CALMING CHAMOMILE TEA

INGREDIENTS
1 tbsp dried chamomile
1 tbsp dried rose petals
1 tbsp dried basil leaves
1 tbsp dried lemon balm leaves
1/2 tbsp dried mint leaves
1/4 tbsp dried orange peel

METHOD
Combine all ingredients well before adding one tablespoon to a cup or mug and filling with freshly boiled water. Cover with a a lid and allow to steep for 10 minutes before straining. For a stronger flavour, you can steep your tea for longer, but this can sometimes make the tea bitter. Experiment with steeping times based on your preferences. Place leftover dried tea in an airtight container and store in a cool, dry place. A couple of tablespoons of herb mix can also be added to bathwater in the evening to promote sleep.


Elderberry

SAMBUCUS NIGRA

MEDICINAL BENEFITS
The European elder tree’s dark purple berries are high in both vitamins and antioxidants.
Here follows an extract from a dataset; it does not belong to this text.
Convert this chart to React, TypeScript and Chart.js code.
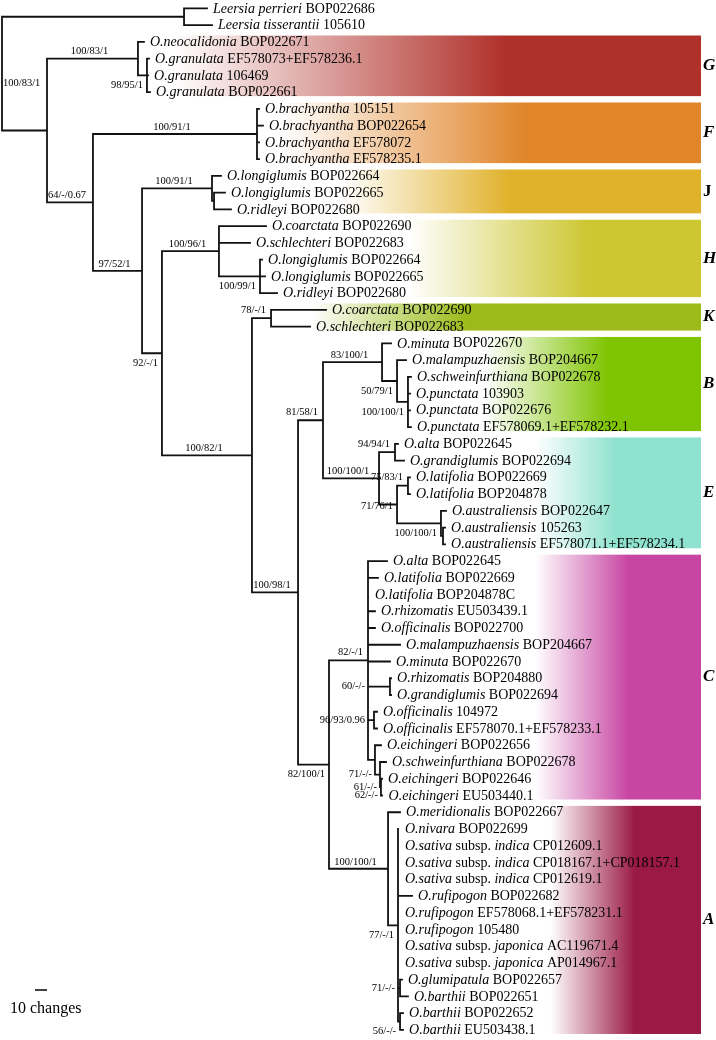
import React, { useEffect, useRef } from "react";
import { Chart, registerables } from "chart.js";
Chart.register(...registerables);

// ---------- DATA ----------
// Tip labels in top-to-bottom order (*...* = italic)
const tipNames: string[] = [
  "*Leersia perrieri* BOP022686",
  "*Leersia tisserantii* 105610",
  "*O.neocalidonia* BOP022671",
  "*O.granulata* EF578073+EF578236.1",
  "*O.granulata* 106469",
  "*O.granulata* BOP022661",
  "*O.brachyantha* 105151",
  "*O.brachyantha* BOP022654",
  "*O.brachyantha* EF578072",
  "*O.brachyantha* EF578235.1",
  "*O.longiglumis* BOP022664",
  "*O.longiglumis* BOP022665",
  "*O.ridleyi* BOP022680",
  "*O.coarctata* BOP022690",
  "*O.schlechteri* BOP022683",
  "*O.longiglumis* BOP022664",
  "*O.longiglumis* BOP022665",
  "*O.ridleyi* BOP022680",
  "*O.coarctata* BOP022690",
  "*O.schlechteri* BOP022683",
  "*O.minuta* BOP022670",
  "*O.malampuzhaensis* BOP204667",
  "*O.schweinfurthiana* BOP022678",
  "*O.punctata* 103903",
  "*O.punctata* BOP022676",
  "*O.punctata* EF578069.1+EF578232.1",
  "*O.alta* BOP022645",
  "*O.grandiglumis* BOP022694",
  "*O.latifolia* BOP022669",
  "*O.latifolia* BOP204878",
  "*O.australiensis* BOP022647",
  "*O.australiensis* 105263",
  "*O.australiensis* EF578071.1+EF578234.1",
  "*O.alta* BOP022645",
  "*O.latifolia* BOP022669",
  "*O.latifolia* BOP204878C",
  "*O.rhizomatis* EU503439.1",
  "*O.officinalis* BOP022700",
  "*O.malampuzhaensis* BOP204667",
  "*O.minuta* BOP022670",
  "*O.rhizomatis* BOP204880",
  "*O.grandiglumis* BOP022694",
  "*O.officinalis* 104972",
  "*O.officinalis* EF578070.1+EF578233.1",
  "*O.eichingeri* BOP022656",
  "*O.schweinfurthiana* BOP022678",
  "*O.eichingeri* BOP022646",
  "*O.eichingeri* EU503440.1",
  "*O.meridionalis* BOP022667",
  "*O.nivara* BOP022699",
  "*O.sativa* subsp. *indica* CP012609.1",
  "*O.sativa* subsp. *indica* CP018167.1+CP018157.1",
  "*O.sativa* subsp. *indica* CP012619.1",
  "*O.rufipogon* BOP022682",
  "*O.rufipogon* EF578068.1+EF578231.1",
  "*O.rufipogon* 105480",
  "*O.sativa* subsp. *japonica* AC119671.4",
  "*O.sativa* subsp. *japonica* AP014967.1",
  "*O.glumipatula* BOP022657",
  "*O.barthii* BOP022651",
  "*O.barthii* BOP022652",
  "*O.barthii* EU503438.1",
];

// parent internal node of each tip
const tipParents: number[] = [
  1, 1, 3, 4, 4, 4, 6, 6, 6, 6, 8, 9, 9, 11, 11, 12, 12, 12, 14, 14,
  17, 18, 19, 19, 19, 19, 21, 21, 23, 23, 24, 25, 25,
  27, 27, 27, 27, 27, 27, 27, 28, 28, 29, 29, 30, 31, 32, 33,
  34, 35, 35, 35, 35, 35, 35, 35, 35, 35, 36, 36, 37, 37,
];

// distance from root (changes) of each tip
const tipDepths: number[] = [
  170.8, 175, 118.3, 122.5, 121.7, 123.3, 214.2, 217.5, 214.2, 214.2,
  182.5, 185.8, 190.8, 220, 206.7, 216.7, 219.2, 229.2, 270, 256.7,
  324.2, 336.7, 340.8, 340, 340, 340.8, 330, 335, 340, 340, 370, 369.2, 369.2,
  320.8, 313.3, 305.8, 310.8, 310.8, 331.7, 323.3, 324.2, 324.2, 312.5, 312.5,
  315.8, 320, 316.7, 317.1,
  331.7, 330.8, 330.8, 330.8, 330.8, 341.7, 330.8, 330.8, 330.8, 330.8,
  333.3, 338.3, 334.2, 334.2,
];

// internal nodes: parent, depth from root (changes), support value
const nodeParents: number[] = [
  -1, 0, 0, 2, 3, 2, 5, 5, 7, 8, 7, 10, 11, 10, 13, 13, 15, 16, 17, 18,
  16, 20, 20, 22, 22, 24, 15, 26, 27, 27, 27, 30, 31, 32, 26, 34, 35, 35,
];
const nodeDepths: number[] = [
  0, 151.7, 37.5, 113.3, 120.8, 75.8, 212.5, 116.7, 175, 176.7, 133.3, 180.8,
  215, 208.3, 224.2, 246.7, 267.5, 316.7, 329.2, 338.3, 314.2, 327.5, 329.2,
  338.3, 365.8, 367.5, 272.5, 305, 323.3, 310, 310.8, 315, 315.8, 316.7,
  321.7, 330, 331.7, 331.7,
];
const nodeSupports: string[] = [
  "100/83/1", "", "", "100/83/1", "98/95/1", "64/-/0.67", "100/91/1", "97/52/1",
  "100/91/1", "", "92/-/1", "100/96/1", "100/99/1", "100/82/1", "78/-/1", "100/98/1",
  "81/58/1", "83/100/1", "50/79/1", "100/100/1", "100/100/1", "94/94/1", "71/76/1",
  "75/83/1", "100/100/1", "", "82/100/1", "82/-/1", "60/-/-", "96/93/0.96", "",
  "71/-/-", "61/-/-", "62/-/-", "100/100/1", "77/-/1", "71/-/-", "56/-/-",
];

// clades
const cladeLetters: string[] = ["G", "F", "J", "H", "K", "B", "E", "C", "A"];
const cladeFirstTip: number[] = [2, 6, 10, 13, 18, 20, 26, 33, 48];
const cladeLastTip: number[] = [5, 9, 12, 17, 19, 25, 32, 47, 61];

const scaleBarChanges = 10;
const scaleBarLabel = "10 changes";

// ---------- STYLE ----------
const supportPlacement: string[] = [
  "rightBelow", "", "", "above", "belowLeft", "above", "above", "above",
  "above", "", "belowLeft", "above", "belowLeft", "above", "aboveLeft", "above",
  "aboveLeft", "above", "belowLeft", "belowLeft", "above", "aboveLeft", "left",
  "aboveLeft", "belowLeft", "", "belowLeft", "aboveLeft", "parentLeft", "parentLeft", "",
  "parentLeft", "parentLeft", "parentLeft", "above", "belowLeft", "parentLeft", "belowLeft",
];
const cladeColors: string[] = [
  "#b0302a", "#e0852a", "#e0b22c", "#cdc732", "#9cbb1a",
  "#7fc400", "#8fe2cf", "#c846a3", "#9b1a45",
];
const cladeFade: number[][] = [
  [0.05, 0.65], [0.05, 0.6], [0.25, 0.6], [0.35, 0.75], [0.0, 0.4],
  [0.3, 0.7], [0.45, 0.72], [0.5, 0.78], [0.5, 0.78],
];
const cladeItalic: boolean[] = [true, true, false, true, true, true, true, true, true];
const SERIF = '"Liberation Serif", "Times New Roman", serif';
const W = 716;
const H = 1040;
const BAND_RIGHT = 701;
const LABEL_GAP = 6;

function layoutTree() {
  const n = nodeParents.length;
  const children: { t: number; i: number }[][] = Array.from({ length: n }, () => []);
  tipParents.forEach((p, i) => children[p].push({ t: 0, i }));
  nodeParents.forEach((p, i) => {
    if (p >= 0) children[p].push({ t: 1, i });
  });
  const nodeY: number[] = new Array(n).fill(NaN);
  const yOf = (c: { t: number; i: number }): number => (c.t === 0 ? c.i : nodeYOf(c.i));
  function nodeYOf(k: number): number {
    if (!isNaN(nodeY[k])) return nodeY[k];
    const ys = children[k].map(yOf);
    nodeY[k] = (Math.min(...ys) + Math.max(...ys)) / 2;
    return nodeY[k];
  }
  for (let k = 0; k < n; k++) nodeYOf(k);
  return { children, nodeY };
}

function drawRich(ctx: CanvasRenderingContext2D, text: string, x: number, y: number, size: number) {
  const parts = text.split("*");
  let cx = x;
  parts.forEach((p, idx) => {
    if (!p) return;
    ctx.font = `${idx % 2 === 1 ? "italic " : ""}${size}px ${SERIF}`;
    ctx.fillText(p, cx, y);
    cx += ctx.measureText(p).width;
  });
}

export default function App() {
  const ref = useRef<HTMLCanvasElement | null>(null);
  useEffect(() => {
    if (!ref.current) return;
    const { children, nodeY } = layoutTree();
    const pts: { x: number; y: number }[] = [];
    const gap = { x: NaN, y: NaN };
    children.forEach((ch, k) => {
      const ys = ch.map((c) => (c.t === 0 ? c.i : nodeY[c.i]));
      const x0 = nodeDepths[k];
      pts.push({ x: x0, y: Math.min(...ys) }, { x: x0, y: Math.max(...ys) }, gap);
      ch.forEach((c) => {
        const cy = c.t === 0 ? c.i : nodeY[c.i];
        const cx = c.t === 0 ? tipDepths[c.i] : nodeDepths[c.i];
        pts.push({ x: x0, y: cy }, { x: cx, y: cy }, gap);
      });
    });

    const bandsPlugin = {
      id: "bands",
      beforeDatasetsDraw(chart: any) {
        const ctx = chart.ctx as CanvasRenderingContext2D;
        const xs = chart.scales.x;
        const ys = chart.scales.y;
        ctx.save();
        cladeLetters.forEach((L, k) => {
          let left = Infinity;
          for (let i = cladeFirstTip[k]; i <= cladeLastTip[k]; i++) {
            left = Math.min(left, xs.getPixelForValue(tipDepths[i]) + LABEL_GAP);
          }
          left -= 5;
          const top = ys.getPixelForValue(cladeFirstTip[k] - 0.38);
          const bottom = ys.getPixelForValue(cladeLastTip[k] + 0.24);
          const g = ctx.createLinearGradient(left, 0, BAND_RIGHT, 0);
          g.addColorStop(0, "#ffffff");
          g.addColorStop(cladeFade[k][0], "#ffffff");
          g.addColorStop(cladeFade[k][1], cladeColors[k]);
          g.addColorStop(1, cladeColors[k]);
          ctx.fillStyle = g;
          ctx.fillRect(left, top, BAND_RIGHT - left, bottom - top);
          ctx.fillStyle = "#000";
          ctx.font = `${cladeItalic[k] ? "italic " : ""}bold 17px ${SERIF}`;
          ctx.textAlign = "left";
          ctx.textBaseline = "middle";
          ctx.fillText(L, BAND_RIGHT + 2, (top + bottom) / 2);
        });
        ctx.restore();
      },
      afterDatasetsDraw(chart: any) {
        const ctx = chart.ctx as CanvasRenderingContext2D;
        const xs = chart.scales.x;
        const ys = chart.scales.y;
        ctx.save();
        ctx.fillStyle = "#000";
        ctx.textBaseline = "middle";
        ctx.textAlign = "left";
        tipNames.forEach((name, i) => {
          drawRich(ctx, name, xs.getPixelForValue(tipDepths[i]) + LABEL_GAP, ys.getPixelForValue(i) + 0.5, 14);
        });
        ctx.font = `10.5px ${SERIF}`;
        nodeSupports.forEach((s, k) => {
          if (!s) return;
          const nx = xs.getPixelForValue(nodeDepths[k]);
          const ny = ys.getPixelForValue(nodeY[k]);
          const p = nodeParents[k];
          const px = p >= 0 ? xs.getPixelForValue(nodeDepths[p]) : nx;
          const mode = supportPlacement[k];
          let x = nx, y = ny;
          if (mode === "above") { ctx.textAlign = "center"; x = (nx + px) / 2 - 3; y = ny - 7; }
          else if (mode === "aboveLeft") { ctx.textAlign = "right"; x = nx - 5; y = ny - 8; }
          else if (mode === "belowLeft") { ctx.textAlign = "right"; x = nx - 4; y = ny + 10; }
          else if (mode === "left") { ctx.textAlign = "right"; x = nx - 4; y = ny + 2; }
          else if (mode === "parentLeft") { ctx.textAlign = "right"; x = px - 3; y = ny; }
          else if (mode === "rightBelow") { ctx.textAlign = "left"; x = nx + 1; y = ny + 10; }
          ctx.fillText(s, x, y);
        });
        // scale bar
        const len = xs.getPixelForValue(scaleBarChanges) - xs.getPixelForValue(0);
        ctx.strokeStyle = "#000";
        ctx.lineWidth = 1.5;
        ctx.beginPath();
        ctx.moveTo(35, 990);
        ctx.lineTo(35 + len, 990);
        ctx.stroke();
        ctx.textAlign = "left";
        ctx.font = `16px ${SERIF}`;
        ctx.fillText(scaleBarLabel, 10, 1009);
        ctx.restore();
      },
    };

    const chart = new Chart(ref.current, {
      type: "scatter",
      data: {
        datasets: [
          {
            data: pts,
            showLine: true,
            spanGaps: false,
            borderColor: "#111",
            borderWidth: 1.8,
            pointRadius: 0,
            borderCapStyle: "square",
          } as any,
        ],
      },
      options: {
        responsive: false,
        animation: false,
        layout: { padding: 0 },
        plugins: { legend: { display: false }, tooltip: { enabled: false } },
        scales: {
          x: { type: "linear", display: false, min: -1.667, max: 595 },
          y: { type: "linear", display: false, reverse: true, min: -0.5, max: 61.6 },
        },
      },
      plugins: [bandsPlugin],
    });
    return () => chart.destroy();
  }, []);
  return (
    <div style={{ position: "absolute", left: 0, top: 0, width: W, height: H, background: "#fff" }}>
      <canvas ref={ref} width={W} height={H} />
    </div>
  );
}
A well-known immune booster, elderberry is a common ingredient in cold and flu medicine.

HOW TO USE IT
Toxic unless cooked, both the elder tree’s flowers and berries can be used in cordials, jams and vinegars, fermented into wine or infused in gin. Using fresh or dried flowers, a herbal infusion can be made into a face wash to help calm acne and irritated skin.

HOW TO GROW IT
Source elder tree cuttings in spring from your area. Take cuttings which have both new and old growth from the plant’s stronger north-facing side. Cut on an angle and dip in honey to encourage roots. Plant into garden bed or pots, taking note to replicate the conditions of the mother plant where possible.

HOW TO HARVEST
Pick elderflower umbels without leaves and dry in the shade on wire racks. In humid conditions, dry overnight in a hot oven that has been turned off. Remove the stems and repeat the process using only the flowers. Harvest elderberries later in the season; you’ll know they are ripe when they’re almost black.

ELDERBERRY CORDIAL

INGREDIENTS
2 cups elderberries
2 cups rainwater
1.5 cups caster sugar
1/2 lemon, rind only

METHOD
Add elderberries and some of the rind to a saucepan, cover with water and bring to the boil. Reduce heat, cover with a lid and simmer gently for 30 minutes, skimming off any scum that forms on the surface as you go. Allow to cool, strain through a muslin cloth, gently pressing the berries through. Return liquid to saucepan, using enough heat to dissolve sugar and adding leftover lemon rind to taste. Pour into a sterilised jar and keep refrigerated. Add sparkling or tonic water to the cordial to make a refreshing summer drink.